SET TASK: All the data should be repeated exactly. Any image in it is left out.

+-------+

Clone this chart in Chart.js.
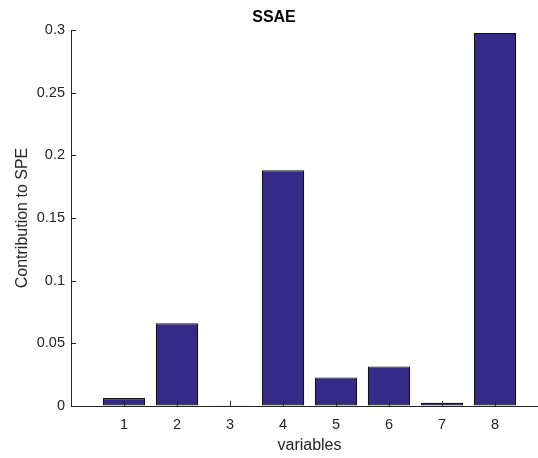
<!DOCTYPE html>
<html>
<head>
<meta charset="utf-8">
<script src="https://cdn.jsdelivr.net/npm/chart.js@4.4.1/dist/chart.umd.min.js"></script>
<style>
  html, body { margin: 0; padding: 0; background: #fff; overflow: hidden; }
  canvas { display: block; }
</style>
</head>
<body>
<canvas id="chart" width="548" height="458"></canvas>
<script>
// --- DATA ---
const variables = [1, 2, 3, 4, 5, 6, 7, 8];
const contribution = [0.0064, 0.066, 0.0005, 0.188, 0.0228, 0.0316, 0.0026, 0.2977];
const yTicks = [0, 0.05, 0.1, 0.15, 0.2, 0.25, 0.3];
const yTickLabels = ['0', '0.05', '0.1', '0.15', '0.2', '0.25', '0.3'];
const xTickLabels = ['1', '2', '3', '4', '5', '6', '7', '8'];

// --- STYLE ---
const axisColor = '#262626';
const barColor = 'rgb(53, 42, 135)';
const fontFamily = '"Liberation Sans", Arial, Helvetica, sans-serif';

// MATLAB style ticks pointing into the plot area
const inwardTicks = {
    id: 'inwardTicks',
    afterDatasetsDraw(chart) {
        const { ctx, chartArea, scales: { x, y } } = chart;
        ctx.save();
        ctx.strokeStyle = axisColor;
        ctx.lineWidth = 1;
        ctx.beginPath();
        x.ticks.forEach((t, i) => {
            const px = Math.round(x.getPixelForTick(i)) + 0.5;
            ctx.moveTo(px, chartArea.bottom);
            ctx.lineTo(px, chartArea.bottom - 5);
        });
        y.ticks.forEach((t, i) => {
            const py = Math.round(y.getPixelForTick(i)) + 0.5;
            ctx.moveTo(chartArea.left, py);
            ctx.lineTo(chartArea.left + 5, py);
        });
        ctx.stroke();
        ctx.restore();
    }
};

new Chart(document.getElementById('chart'), {
    type: 'bar',
    data: {
        datasets: [{
            data: variables.map((v, i) => ({ x: v, y: contribution[i] })),
            backgroundColor: barColor,
            borderColor: '#111',
            borderWidth: 1.2,
            borderSkipped: false,
            barPercentage: 0.8,
            categoryPercentage: 1
        }]
    },
    options: {
        responsive: false,
        animation: false,
        layout: { padding: 0 },
        plugins: {
            legend: { display: false },
            tooltip: { enabled: false },
            title: {
                display: true,
                text: 'SSAE',
                color: '#000',
                font: { family: fontFamily, size: 16, weight: 'bold', lineHeight: 1.2 },
                padding: { top: 8, bottom: 2.8 }
            }
        },
        scales: {
            x: {
                type: 'linear',
                min: 0,
                max: 9,
                offset: false,
                afterBuildTicks: scale => { scale.ticks = variables.map(v => ({ value: v })); },
                afterFit: scale => { scale.height = 52; },
                ticks: {
                    color: axisColor,
                    font: { family: fontFamily, size: 14.5 },
                    padding: 10,
                    maxRotation: 0,
                    callback: (value, index) => xTickLabels[index]
                },
                grid: { drawOnChartArea: false, drawTicks: false, offset: false },
                border: { display: true, color: axisColor, width: 1 },
                title: {
                    display: true,
                    text: 'variables',
                    color: axisColor,
                    font: { family: fontFamily, size: 16, lineHeight: 1.2 },
                    padding: { top: 0, bottom: 3 }
                }
            },
            y: {
                min: 0,
                max: 0.3,
                afterBuildTicks: scale => { scale.ticks = yTicks.map(v => ({ value: v })); },
                afterFit: scale => { scale.width = 71; },
                ticks: {
                    color: axisColor,
                    font: { family: fontFamily, size: 14.5 },
                    padding: 6,
                    callback: (value, index) => yTickLabels[index]
                },
                grid: { drawOnChartArea: false, drawTicks: false },
                border: { display: true, color: axisColor, width: 1 },
                title: {
                    display: true,
                    text: 'Contribution to SPE',
                    color: axisColor,
                    font: { family: fontFamily, size: 16, lineHeight: 1.2 },
                    padding: { top: 13, bottom: 0 }
                }
            }
        }
    },
    plugins: [inwardTicks]
});
</script>
</body>
</html>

+-------+

OUTPUT OF THE EXERCISE:
Clone this chart in Chart.js.
<!DOCTYPE html>
<html>
<head>
<meta charset="utf-8">
<script src="https://cdn.jsdelivr.net/npm/chart.js@4.4.1/dist/chart.umd.min.js"></script>
<style>
  html, body { margin: 0; padding: 0; background: #fff; overflow: hidden; }
  canvas { display: block; }
</style>
</head>
<body>
<canvas id="chart" width="548" height="458"></canvas>
<script>
// --- DATA ---
const variables = [1, 2, 3, 4, 5, 6, 7, 8];
const contribution = [0.0064, 0.066, 0.0005, 0.188, 0.0228, 0.0316, 0.0026, 0.2977];
const yTicks = [0, 0.05, 0.1, 0.15, 0.2, 0.25, 0.3];
const yTickLabels = ['0', '0.05', '0.1', '0.15', '0.2', '0.25', '0.3'];
const xTickLabels = ['1', '2', '3', '4', '5', '6', '7', '8'];

// --- STYLE ---
const axisColor = '#262626';
const barColor = 'rgb(53, 42, 135)';
const fontFamily = '"Liberation Sans", Arial, Helvetica, sans-serif';

// MATLAB style ticks pointing into the plot area
const inwardTicks = {
    id: 'inwardTicks',
    afterDatasetsDraw(chart) {
        const { ctx, chartArea, scales: { x, y } } = chart;
        ctx.save();
        ctx.strokeStyle = axisColor;
        ctx.lineWidth = 1;
        ctx.beginPath();
        x.ticks.forEach((t, i) => {
            const px = Math.round(x.getPixelForTick(i)) + 0.5;
            ctx.moveTo(px, chartArea.bottom);
            ctx.lineTo(px, chartArea.bottom - 5);
        });
        y.ticks.forEach((t, i) => {
            const py = Math.round(y.getPixelForTick(i)) + 0.5;
            ctx.moveTo(chartArea.left, py);
            ctx.lineTo(chartArea.left + 5, py);
        });
        ctx.stroke();
        ctx.restore();
    }
};

new Chart(document.getElementById('chart'), {
    type: 'bar',
    data: {
        datasets: [{
            data: variables.map((v, i) => ({ x: v, y: contribution[i] })),
            backgroundColor: barColor,
            borderColor: '#111',
            borderWidth: 1.2,
            borderSkipped: false,
            barPercentage: 0.8,
            categoryPercentage: 1
        }]
    },
    options: {
        responsive: false,
        animation: false,
        layout: { padding: 0 },
        plugins: {
            legend: { display: false },
            tooltip: { enabled: false },
            title: {
                display: true,
                text: 'SSAE',
                color: '#000',
                font: { family: fontFamily, size: 16, weight: 'bold', lineHeight: 1.2 },
                padding: { top: 8, bottom: 2.8 }
            }
        },
        scales: {
            x: {
                type: 'linear',
                min: 0,
                max: 9,
                offset: false,
                afterBuildTicks: scale => { scale.ticks = variables.map(v => ({ value: v })); },
                afterFit: scale => { scale.height = 52; },
                ticks: {
                    color: axisColor,
                    font: { family: fontFamily, size: 14.5 },
                    padding: 10,
                    maxRotation: 0,
                    callback: (value, index) => xTickLabels[index]
                },
                grid: { drawOnChartArea: false, drawTicks: false, offset: false },
                border: { display: true, color: axisColor, width: 1 },
                title: {
                    display: true,
                    text: 'variables',
                    color: axisColor,
                    font: { family: fontFamily, size: 16, lineHeight: 1.2 },
                    padding: { top: 0, bottom: 3 }
                }
            },
            y: {
                min: 0,
                max: 0.3,
                afterBuildTicks: scale => { scale.ticks = yTicks.map(v => ({ value: v })); },
                afterFit: scale => { scale.width = 71; },
                ticks: {
                    color: axisColor,
                    font: { family: fontFamily, size: 14.5 },
                    padding: 6,
                    callback: (value, index) => yTickLabels[index]
                },
                grid: { drawOnChartArea: false, drawTicks: false },
                border: { display: true, color: axisColor, width: 1 },
                title: {
                    display: true,
                    text: 'Contribution to SPE',
                    color: axisColor,
                    font: { family: fontFamily, size: 16, lineHeight: 1.2 },
                    padding: { top: 13, bottom: 0 }
                }
            }
        }
    },
    plugins: [inwardTicks]
});
</script>
</body>
</html>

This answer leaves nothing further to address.